Goal of the exercise:
In the listing below, find the line holding "Give me the matplotlib source for this chart." and the line holding "import matplotlib as mpl". Write out those two lines and all lines between, exactly, and nothing more.
[start Stored records]
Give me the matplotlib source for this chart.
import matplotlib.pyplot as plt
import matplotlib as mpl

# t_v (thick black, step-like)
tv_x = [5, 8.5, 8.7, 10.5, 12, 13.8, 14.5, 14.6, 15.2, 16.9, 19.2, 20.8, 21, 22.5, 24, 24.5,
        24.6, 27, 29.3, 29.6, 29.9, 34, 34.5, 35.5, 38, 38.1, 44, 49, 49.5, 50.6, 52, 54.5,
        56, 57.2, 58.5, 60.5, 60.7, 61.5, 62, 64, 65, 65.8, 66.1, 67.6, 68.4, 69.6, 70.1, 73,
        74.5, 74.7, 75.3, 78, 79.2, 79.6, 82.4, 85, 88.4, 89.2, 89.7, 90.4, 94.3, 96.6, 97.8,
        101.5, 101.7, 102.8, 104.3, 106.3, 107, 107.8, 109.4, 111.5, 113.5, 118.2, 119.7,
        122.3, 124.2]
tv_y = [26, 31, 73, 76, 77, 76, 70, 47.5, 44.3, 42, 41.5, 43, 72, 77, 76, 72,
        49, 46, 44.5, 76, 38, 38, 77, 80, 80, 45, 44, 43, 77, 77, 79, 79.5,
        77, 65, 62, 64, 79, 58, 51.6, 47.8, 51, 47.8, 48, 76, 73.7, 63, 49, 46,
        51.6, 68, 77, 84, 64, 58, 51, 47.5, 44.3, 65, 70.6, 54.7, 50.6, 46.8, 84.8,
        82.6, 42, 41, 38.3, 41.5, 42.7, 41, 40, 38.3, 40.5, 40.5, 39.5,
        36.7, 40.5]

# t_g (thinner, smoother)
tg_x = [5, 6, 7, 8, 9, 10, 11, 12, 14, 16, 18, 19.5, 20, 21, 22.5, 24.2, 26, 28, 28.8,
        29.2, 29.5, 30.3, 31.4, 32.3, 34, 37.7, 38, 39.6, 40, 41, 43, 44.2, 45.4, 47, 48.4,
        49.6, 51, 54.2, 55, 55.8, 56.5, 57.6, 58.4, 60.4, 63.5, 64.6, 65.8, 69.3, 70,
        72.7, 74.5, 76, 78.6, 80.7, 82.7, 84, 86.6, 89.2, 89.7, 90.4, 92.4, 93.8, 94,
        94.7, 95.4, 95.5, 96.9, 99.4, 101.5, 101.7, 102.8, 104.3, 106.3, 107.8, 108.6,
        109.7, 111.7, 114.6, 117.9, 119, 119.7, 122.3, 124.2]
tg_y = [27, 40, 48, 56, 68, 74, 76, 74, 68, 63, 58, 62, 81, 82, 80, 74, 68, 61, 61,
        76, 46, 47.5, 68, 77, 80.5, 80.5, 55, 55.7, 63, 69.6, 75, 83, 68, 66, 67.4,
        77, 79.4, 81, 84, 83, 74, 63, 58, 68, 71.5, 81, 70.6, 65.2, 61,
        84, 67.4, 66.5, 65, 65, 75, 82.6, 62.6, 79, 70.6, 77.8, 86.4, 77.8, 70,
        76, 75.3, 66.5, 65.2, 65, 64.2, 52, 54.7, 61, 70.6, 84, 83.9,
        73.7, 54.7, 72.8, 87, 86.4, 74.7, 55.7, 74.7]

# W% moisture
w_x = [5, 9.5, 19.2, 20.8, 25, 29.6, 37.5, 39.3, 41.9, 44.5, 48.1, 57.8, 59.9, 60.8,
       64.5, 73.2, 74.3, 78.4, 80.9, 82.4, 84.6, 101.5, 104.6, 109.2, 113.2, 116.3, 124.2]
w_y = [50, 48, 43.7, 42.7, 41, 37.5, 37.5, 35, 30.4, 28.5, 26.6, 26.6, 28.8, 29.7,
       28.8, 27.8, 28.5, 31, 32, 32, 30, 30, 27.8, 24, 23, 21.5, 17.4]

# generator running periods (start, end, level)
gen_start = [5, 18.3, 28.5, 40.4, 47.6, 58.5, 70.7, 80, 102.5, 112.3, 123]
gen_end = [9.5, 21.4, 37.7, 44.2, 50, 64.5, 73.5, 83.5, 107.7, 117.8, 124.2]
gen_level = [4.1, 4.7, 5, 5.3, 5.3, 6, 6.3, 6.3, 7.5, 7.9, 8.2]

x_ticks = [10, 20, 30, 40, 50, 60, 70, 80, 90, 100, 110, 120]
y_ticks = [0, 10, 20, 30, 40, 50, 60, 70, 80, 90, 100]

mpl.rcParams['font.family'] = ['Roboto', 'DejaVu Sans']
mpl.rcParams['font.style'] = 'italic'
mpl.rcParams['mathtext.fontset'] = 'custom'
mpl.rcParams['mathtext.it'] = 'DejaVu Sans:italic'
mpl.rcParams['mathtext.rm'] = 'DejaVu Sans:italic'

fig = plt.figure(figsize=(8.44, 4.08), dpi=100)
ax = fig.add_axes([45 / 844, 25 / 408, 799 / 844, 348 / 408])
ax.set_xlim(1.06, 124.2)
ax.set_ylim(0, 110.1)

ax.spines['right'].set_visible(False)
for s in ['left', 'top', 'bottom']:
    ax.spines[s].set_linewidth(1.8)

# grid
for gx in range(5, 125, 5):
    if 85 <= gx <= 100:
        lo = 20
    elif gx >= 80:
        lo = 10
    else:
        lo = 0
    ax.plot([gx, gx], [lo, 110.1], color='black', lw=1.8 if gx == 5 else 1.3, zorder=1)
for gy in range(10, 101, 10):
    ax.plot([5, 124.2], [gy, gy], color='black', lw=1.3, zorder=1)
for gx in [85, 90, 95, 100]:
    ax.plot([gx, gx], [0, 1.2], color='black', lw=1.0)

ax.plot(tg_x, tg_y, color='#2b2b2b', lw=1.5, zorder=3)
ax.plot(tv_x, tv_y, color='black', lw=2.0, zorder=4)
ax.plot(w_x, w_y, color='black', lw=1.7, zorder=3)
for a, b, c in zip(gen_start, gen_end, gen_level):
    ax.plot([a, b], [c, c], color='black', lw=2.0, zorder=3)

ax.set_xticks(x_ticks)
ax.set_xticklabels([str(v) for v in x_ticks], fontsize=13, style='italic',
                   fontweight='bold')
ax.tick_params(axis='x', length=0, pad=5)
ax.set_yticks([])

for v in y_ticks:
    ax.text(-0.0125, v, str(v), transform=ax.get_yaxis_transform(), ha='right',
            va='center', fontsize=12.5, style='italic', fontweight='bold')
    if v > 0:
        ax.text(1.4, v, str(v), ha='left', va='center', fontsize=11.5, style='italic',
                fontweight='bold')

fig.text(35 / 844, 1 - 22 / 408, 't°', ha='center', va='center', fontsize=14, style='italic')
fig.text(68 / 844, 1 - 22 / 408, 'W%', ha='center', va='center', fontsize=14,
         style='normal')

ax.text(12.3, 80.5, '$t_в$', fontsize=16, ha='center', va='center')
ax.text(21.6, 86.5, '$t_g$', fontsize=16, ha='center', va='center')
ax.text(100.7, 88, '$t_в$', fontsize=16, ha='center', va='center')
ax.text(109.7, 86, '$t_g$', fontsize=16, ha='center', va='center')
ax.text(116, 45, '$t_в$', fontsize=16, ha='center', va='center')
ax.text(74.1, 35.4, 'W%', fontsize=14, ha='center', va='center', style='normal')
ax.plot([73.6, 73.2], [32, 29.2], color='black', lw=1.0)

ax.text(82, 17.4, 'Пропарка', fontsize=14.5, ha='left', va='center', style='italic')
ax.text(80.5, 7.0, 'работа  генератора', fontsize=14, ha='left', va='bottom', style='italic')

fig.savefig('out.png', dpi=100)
[end Stored records]
[start Stored records]
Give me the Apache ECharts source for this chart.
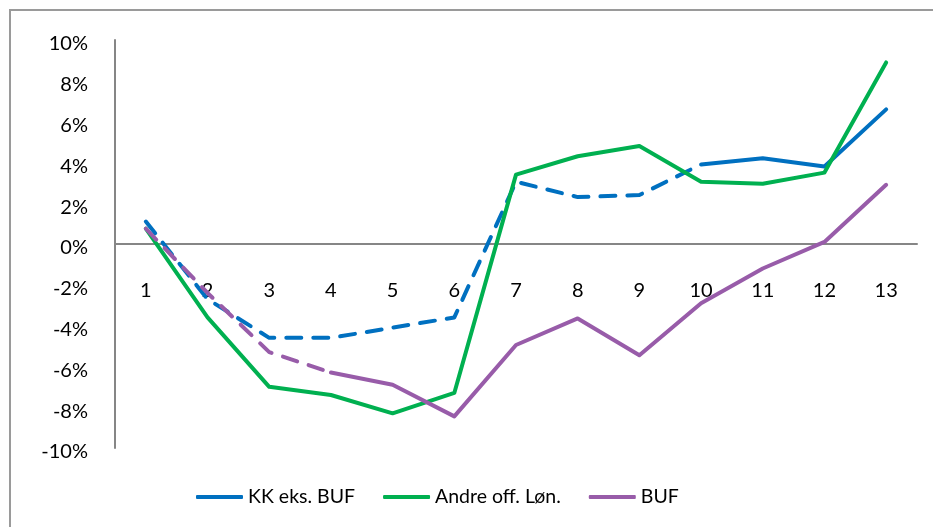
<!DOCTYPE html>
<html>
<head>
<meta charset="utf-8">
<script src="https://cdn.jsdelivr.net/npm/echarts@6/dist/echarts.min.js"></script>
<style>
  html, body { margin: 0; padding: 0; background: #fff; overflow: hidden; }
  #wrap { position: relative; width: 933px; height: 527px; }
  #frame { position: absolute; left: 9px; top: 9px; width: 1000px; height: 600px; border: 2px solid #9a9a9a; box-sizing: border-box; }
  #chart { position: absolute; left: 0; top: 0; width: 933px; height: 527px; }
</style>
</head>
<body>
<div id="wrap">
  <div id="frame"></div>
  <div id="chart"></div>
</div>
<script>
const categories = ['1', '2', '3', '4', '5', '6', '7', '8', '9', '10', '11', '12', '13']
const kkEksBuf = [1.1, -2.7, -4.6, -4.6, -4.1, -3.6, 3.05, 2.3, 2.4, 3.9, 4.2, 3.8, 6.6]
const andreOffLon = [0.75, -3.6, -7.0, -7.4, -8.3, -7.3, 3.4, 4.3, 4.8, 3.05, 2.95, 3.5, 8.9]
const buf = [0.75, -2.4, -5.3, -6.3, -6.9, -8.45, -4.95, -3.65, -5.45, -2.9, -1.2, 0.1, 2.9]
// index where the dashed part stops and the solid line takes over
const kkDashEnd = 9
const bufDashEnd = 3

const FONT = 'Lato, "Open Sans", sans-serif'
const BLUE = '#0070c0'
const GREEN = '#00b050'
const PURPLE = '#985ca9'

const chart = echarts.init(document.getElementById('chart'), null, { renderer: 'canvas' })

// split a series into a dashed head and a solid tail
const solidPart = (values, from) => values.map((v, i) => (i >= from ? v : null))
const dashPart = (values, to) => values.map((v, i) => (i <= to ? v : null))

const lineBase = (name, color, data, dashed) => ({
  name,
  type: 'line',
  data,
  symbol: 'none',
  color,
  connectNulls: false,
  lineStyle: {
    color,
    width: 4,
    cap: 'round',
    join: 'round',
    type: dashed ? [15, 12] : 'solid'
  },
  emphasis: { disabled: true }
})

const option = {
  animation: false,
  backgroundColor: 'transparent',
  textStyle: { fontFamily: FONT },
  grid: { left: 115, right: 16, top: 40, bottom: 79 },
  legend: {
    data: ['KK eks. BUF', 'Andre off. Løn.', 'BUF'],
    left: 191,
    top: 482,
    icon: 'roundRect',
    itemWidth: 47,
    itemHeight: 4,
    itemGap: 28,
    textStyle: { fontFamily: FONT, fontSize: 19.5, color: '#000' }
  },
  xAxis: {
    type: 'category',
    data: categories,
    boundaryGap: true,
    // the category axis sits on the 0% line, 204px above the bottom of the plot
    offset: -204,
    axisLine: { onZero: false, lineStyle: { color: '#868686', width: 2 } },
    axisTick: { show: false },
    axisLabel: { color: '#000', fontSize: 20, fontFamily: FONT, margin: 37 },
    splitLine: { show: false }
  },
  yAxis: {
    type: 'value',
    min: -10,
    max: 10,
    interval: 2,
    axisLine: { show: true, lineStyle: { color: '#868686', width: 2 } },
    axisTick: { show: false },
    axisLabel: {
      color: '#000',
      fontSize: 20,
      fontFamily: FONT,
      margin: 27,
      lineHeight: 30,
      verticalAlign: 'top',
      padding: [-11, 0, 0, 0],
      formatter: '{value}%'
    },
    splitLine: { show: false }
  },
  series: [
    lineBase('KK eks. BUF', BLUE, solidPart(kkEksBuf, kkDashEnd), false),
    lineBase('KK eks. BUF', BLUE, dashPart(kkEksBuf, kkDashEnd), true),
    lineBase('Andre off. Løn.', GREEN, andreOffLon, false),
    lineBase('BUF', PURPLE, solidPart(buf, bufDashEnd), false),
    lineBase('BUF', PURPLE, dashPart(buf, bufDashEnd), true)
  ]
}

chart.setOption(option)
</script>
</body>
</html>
[end Stored records]
Task solution:
Give me the matplotlib source for this chart.
import matplotlib.pyplot as plt
import matplotlib as mpl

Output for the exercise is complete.